En memoria de Carlos Hidalgo Guerrero (Q.E.P.D.)
Finalmente, nuestro amigo Carlos no era el que presentíamos hasta el convencimiento. Sí, nos equivocamos al pensar que había en él una mezcla curiosa de ave Fénix y de cigarra perezosa que vuelve a cantar después de sus meses de sueño silencioso. El lunes pasado, sus cansinos pasos por la calle Providencia se detuvieron cuando había transcurrido el mediodía, y su voz, ya cansada, se apagó para siempre. Sólo el eco lejano de palabras y sonrisas derrochadas resuenan aún en algunos destellos que escuchamos, pero que se van perdiendo con las horas, hasta alcanzar el silencio.
El haber renacido del Covid después de meses de agonía hace tres años, nos había hecho imaginar que su rescate desde el limbo lo conduciría a tener la vida más larga del mundo; que nos enterraría a todos en el ocaso de la carrera, que sería el último en abandonar la hermosa nave en la que nos embarcamos hace ya un buen par de décadas, entre los bancos de madera del colegio San José. Cierto es que su vitalidad, humor y, hasta porfía, doblegaban una a una las graves enfermedades que lo aquejaron, como un primer cáncer, neumonías y complicaciones al hígado. Estamos ciertos que esta vez, vencería también a la leucemia, o viviría con ella por muchos años, como nos decía al preguntarle por su estado de salud, últimamente.

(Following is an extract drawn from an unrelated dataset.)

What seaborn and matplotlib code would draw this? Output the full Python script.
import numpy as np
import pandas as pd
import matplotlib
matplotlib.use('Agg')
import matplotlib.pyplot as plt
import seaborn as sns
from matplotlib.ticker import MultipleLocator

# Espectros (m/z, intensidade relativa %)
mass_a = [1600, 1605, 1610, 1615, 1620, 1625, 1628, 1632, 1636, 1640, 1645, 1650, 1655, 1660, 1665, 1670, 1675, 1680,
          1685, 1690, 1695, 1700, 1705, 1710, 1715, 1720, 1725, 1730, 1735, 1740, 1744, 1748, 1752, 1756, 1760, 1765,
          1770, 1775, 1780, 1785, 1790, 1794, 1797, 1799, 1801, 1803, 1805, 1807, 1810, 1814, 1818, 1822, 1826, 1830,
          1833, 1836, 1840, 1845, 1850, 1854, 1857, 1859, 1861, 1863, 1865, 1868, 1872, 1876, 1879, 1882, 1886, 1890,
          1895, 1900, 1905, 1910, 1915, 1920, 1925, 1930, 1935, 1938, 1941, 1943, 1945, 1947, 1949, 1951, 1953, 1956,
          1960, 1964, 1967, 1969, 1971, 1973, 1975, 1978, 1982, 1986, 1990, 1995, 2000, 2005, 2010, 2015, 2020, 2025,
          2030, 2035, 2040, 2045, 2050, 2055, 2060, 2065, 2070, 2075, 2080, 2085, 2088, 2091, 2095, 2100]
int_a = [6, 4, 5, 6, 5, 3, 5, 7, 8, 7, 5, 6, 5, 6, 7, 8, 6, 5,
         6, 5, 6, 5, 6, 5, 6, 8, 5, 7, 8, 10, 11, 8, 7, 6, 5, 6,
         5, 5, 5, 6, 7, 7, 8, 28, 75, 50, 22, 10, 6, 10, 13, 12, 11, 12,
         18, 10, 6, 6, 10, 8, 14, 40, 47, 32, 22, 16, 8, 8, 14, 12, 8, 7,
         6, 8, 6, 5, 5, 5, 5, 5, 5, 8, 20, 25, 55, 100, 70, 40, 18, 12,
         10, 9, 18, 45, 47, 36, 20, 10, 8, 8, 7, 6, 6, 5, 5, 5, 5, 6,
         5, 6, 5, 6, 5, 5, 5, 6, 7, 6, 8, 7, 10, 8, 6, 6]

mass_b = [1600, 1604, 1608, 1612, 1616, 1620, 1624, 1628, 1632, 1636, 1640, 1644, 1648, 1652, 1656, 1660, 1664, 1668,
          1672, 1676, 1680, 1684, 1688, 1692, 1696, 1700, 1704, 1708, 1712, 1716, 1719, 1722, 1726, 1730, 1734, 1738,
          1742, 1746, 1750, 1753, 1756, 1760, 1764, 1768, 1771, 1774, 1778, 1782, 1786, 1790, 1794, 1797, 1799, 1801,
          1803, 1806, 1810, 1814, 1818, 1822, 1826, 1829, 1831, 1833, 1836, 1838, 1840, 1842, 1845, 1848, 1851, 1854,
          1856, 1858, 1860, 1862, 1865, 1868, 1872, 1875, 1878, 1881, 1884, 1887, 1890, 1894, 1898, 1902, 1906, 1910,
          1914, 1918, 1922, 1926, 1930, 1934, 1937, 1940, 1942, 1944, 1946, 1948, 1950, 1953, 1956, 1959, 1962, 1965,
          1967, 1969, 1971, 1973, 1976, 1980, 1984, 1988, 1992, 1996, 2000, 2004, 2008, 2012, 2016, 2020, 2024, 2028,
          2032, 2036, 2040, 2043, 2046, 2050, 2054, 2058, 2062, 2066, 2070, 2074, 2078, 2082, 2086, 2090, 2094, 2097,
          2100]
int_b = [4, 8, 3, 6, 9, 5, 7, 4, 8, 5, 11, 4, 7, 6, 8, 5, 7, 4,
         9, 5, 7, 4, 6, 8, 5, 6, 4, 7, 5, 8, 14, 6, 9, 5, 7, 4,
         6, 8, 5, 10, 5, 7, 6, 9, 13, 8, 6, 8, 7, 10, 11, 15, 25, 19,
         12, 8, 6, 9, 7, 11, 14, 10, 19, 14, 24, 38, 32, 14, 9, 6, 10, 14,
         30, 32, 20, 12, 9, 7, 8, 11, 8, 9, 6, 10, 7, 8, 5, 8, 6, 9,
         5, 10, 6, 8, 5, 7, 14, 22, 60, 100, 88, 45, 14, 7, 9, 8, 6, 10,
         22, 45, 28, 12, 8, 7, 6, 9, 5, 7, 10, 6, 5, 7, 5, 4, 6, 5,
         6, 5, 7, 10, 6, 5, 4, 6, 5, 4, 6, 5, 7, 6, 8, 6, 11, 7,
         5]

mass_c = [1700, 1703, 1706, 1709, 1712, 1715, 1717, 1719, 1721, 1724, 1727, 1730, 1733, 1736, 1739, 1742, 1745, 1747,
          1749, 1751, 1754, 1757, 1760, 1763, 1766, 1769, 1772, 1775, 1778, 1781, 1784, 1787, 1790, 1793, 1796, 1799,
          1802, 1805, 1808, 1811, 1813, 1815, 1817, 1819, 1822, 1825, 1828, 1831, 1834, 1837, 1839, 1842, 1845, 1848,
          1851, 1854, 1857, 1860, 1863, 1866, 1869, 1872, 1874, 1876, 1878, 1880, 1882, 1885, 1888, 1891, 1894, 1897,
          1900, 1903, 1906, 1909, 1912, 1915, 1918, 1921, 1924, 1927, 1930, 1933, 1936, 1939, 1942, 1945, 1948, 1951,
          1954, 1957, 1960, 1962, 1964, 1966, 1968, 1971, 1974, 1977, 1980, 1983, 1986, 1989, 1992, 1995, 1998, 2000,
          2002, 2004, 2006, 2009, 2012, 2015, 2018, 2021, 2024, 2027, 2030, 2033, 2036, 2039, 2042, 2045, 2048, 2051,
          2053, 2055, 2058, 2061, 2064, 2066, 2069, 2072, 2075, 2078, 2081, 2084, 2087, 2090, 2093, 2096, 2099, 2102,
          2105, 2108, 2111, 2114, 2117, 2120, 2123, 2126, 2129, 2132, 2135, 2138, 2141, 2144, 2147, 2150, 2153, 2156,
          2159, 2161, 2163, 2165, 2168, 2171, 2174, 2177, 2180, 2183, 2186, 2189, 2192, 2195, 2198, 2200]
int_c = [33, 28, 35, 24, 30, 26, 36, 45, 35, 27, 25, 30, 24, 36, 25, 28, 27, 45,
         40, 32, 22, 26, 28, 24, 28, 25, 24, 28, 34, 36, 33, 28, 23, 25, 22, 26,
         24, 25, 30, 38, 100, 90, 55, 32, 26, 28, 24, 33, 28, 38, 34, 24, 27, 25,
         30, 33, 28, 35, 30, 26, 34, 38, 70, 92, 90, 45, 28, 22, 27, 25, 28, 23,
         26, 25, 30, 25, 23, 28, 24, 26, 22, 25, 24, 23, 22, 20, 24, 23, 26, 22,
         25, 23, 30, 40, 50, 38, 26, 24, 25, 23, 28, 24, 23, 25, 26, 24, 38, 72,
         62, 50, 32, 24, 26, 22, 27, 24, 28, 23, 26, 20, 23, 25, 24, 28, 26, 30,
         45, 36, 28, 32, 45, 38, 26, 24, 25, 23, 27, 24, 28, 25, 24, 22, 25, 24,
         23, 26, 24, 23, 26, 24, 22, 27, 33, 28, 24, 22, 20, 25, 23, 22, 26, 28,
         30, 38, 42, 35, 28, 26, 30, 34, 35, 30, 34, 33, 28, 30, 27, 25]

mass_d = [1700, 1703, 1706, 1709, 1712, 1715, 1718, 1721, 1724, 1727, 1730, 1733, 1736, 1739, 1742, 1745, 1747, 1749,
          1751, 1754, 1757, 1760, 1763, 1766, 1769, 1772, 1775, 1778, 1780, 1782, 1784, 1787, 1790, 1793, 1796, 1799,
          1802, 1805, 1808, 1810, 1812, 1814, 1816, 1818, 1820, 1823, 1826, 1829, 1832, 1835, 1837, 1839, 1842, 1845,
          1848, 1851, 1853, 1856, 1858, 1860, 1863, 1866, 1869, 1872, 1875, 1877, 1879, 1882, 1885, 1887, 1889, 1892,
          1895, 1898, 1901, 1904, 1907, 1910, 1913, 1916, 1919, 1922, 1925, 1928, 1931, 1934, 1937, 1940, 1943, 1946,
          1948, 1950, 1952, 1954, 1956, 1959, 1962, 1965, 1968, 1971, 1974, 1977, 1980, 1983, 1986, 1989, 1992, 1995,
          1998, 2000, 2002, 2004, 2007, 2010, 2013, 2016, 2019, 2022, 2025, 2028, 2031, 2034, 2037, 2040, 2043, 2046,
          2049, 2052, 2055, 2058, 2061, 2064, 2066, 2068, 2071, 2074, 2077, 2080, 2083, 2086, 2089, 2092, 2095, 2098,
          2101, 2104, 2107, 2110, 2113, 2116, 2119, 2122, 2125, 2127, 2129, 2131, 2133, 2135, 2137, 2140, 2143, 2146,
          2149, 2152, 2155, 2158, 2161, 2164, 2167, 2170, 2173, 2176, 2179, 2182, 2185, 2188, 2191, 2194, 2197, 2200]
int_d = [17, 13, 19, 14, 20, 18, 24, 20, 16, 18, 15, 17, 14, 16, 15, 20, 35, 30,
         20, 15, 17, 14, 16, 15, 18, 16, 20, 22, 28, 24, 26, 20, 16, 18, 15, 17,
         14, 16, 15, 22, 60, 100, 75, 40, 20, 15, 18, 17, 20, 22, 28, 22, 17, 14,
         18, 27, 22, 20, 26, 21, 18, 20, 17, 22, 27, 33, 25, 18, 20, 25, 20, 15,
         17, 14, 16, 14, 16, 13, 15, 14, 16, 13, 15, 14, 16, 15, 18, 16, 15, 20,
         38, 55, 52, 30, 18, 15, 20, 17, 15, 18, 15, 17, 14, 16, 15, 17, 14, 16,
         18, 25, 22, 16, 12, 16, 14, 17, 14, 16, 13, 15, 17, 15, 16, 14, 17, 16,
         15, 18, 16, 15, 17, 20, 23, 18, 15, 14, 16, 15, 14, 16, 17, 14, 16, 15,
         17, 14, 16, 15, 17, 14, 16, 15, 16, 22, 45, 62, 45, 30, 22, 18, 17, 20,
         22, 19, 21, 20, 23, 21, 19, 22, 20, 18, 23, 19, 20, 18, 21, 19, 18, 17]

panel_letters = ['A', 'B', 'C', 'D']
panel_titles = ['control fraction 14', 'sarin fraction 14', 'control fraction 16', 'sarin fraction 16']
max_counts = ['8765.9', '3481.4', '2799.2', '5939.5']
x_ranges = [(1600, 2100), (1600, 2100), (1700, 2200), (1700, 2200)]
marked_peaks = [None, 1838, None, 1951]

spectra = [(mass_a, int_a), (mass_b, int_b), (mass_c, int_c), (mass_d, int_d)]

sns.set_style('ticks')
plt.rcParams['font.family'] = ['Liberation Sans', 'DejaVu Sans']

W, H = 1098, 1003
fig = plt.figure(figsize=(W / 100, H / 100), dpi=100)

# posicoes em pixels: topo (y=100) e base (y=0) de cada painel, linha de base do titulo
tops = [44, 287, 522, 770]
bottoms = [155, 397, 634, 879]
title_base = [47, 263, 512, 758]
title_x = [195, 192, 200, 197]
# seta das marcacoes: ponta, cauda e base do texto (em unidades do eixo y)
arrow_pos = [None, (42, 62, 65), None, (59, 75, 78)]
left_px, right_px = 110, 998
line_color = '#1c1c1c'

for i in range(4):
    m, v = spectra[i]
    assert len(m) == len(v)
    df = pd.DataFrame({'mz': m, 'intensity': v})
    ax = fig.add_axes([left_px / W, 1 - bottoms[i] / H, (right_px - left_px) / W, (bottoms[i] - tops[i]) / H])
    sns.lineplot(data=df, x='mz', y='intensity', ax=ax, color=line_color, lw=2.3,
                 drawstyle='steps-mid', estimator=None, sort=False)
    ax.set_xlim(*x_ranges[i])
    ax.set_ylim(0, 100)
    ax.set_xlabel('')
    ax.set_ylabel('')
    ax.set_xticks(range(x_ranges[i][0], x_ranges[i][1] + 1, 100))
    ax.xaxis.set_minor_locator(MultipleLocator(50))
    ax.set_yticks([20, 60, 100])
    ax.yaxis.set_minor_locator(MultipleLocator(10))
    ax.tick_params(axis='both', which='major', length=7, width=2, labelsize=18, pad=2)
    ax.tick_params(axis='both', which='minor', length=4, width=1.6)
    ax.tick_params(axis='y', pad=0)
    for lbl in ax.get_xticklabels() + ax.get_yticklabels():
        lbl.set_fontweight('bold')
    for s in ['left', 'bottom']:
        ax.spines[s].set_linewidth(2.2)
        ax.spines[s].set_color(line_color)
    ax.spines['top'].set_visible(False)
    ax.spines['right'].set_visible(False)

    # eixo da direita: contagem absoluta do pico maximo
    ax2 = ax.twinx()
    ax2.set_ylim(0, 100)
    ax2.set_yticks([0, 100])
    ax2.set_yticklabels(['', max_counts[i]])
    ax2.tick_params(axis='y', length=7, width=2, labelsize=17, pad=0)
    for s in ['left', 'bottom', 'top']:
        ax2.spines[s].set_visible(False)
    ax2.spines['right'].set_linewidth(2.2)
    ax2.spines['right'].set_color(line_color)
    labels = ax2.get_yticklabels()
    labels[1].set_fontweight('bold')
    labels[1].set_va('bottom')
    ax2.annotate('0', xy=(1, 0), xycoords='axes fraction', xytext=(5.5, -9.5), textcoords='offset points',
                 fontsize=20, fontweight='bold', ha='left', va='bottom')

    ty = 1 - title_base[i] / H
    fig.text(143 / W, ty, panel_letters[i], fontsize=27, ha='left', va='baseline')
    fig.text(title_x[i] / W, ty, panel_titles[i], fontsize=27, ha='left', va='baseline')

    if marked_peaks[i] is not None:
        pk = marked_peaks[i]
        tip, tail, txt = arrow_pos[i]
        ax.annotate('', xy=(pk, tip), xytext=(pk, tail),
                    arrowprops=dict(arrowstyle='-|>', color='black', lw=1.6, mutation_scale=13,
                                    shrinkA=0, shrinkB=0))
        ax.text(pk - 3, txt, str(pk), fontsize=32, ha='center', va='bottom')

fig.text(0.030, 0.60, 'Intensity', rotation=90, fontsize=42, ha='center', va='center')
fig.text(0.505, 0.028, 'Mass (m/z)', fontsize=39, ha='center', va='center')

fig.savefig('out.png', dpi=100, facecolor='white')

Todos estos males, los soportaba estoicamente, sin demostrar sufrimiento. Los domesticaba dentro de su cuerpo con la ayuda de quimios y remedios y, provisto de esa energía que extraía, probablemente, desde sus mismas entrañas, terminaba por burlarse de ellos. Retomaba entonces su trabajo, volvía al café Di Lucca, para juntarse con sus amigos y para disfrutar de cada uno de los momentos gratos que solía ir a buscar por los recovecos de la vida. Su actitud de optimismo -de cierta despreocupación, incluso- era contagiosa, haciéndonos con ella deducir que así debíamos ser todos sus amigos: vivir cotidianamente en forma plena, placentera y despreocupada, disfrutar de los momentos de alegría, e irradiarla por los cielos con palabras simples, sonrisas, tragos de vino y miradas. Compartir con sus amigos se transformó en una sana obsesión -¿o talvez sería un llamado de auxilio incomprendido?- lo que, probablemente, le servía de ungüento para sanar algunas heridas del alma provocadas por su soledad.
Cada vez que podía viajaba a Punta Arenas para juntarse con su hermano, con Pepe y Miguel, sus amigos; y para revisitar el Paine, de donde enviaba fotos en medio de ventisqueros y guanacos, la sonrisa permanente dibujada en el rostro, resplandecientes sus ojos frente el paisaje azulado y las montañas nevadas. Porque habiendo sido porteño de nacimiento, se hizo magallánico desde los ocho años, y su regionalización fue desmedida y apasionada, hasta los huesos, solo comparable a su pasión por el Everton.
Viajero permanente en busca de nuevas aventuras, vivió en Santiago, París, Buenos Aires, Montevideo y Mendoza. Pero viajaba también a los Estados Unidos, para juntarse con Tomás, su hijo, o con su hermano Jaime, cuando aún vivía. Ahora, estos meses, planificaba volver a París y pasar a vernos a Croacia.
Carlos sufrió su gran derrota el lunes pasado. Junto a Lorenzo, lo acompañamos hasta su último respiro. Lo hicimos también en nombre de quienes, por la distancia, no pudieron estar a su lado. Antes de cerrar su departamento, tomé el libro que estaba en el velador y que le había regalado en noviembre pasado. Entonces, leí la dedicatoria que le escribí en esa ocasión y que hoy comparto: “Para Carlos, mi compañero de curso, de pieza y de cama, de convicciones y dudas, de rutas de vida por países recorridos, y de tantas otras cosas que nos fueron moldeando juntos. O sea, para Carlos, mi amigo”.
Descansa en paz, querido Carlos. Guardaremos tu espíritu. Te aseguro que estarás presente en medio de nuestras charlas, brindis y recuerdos.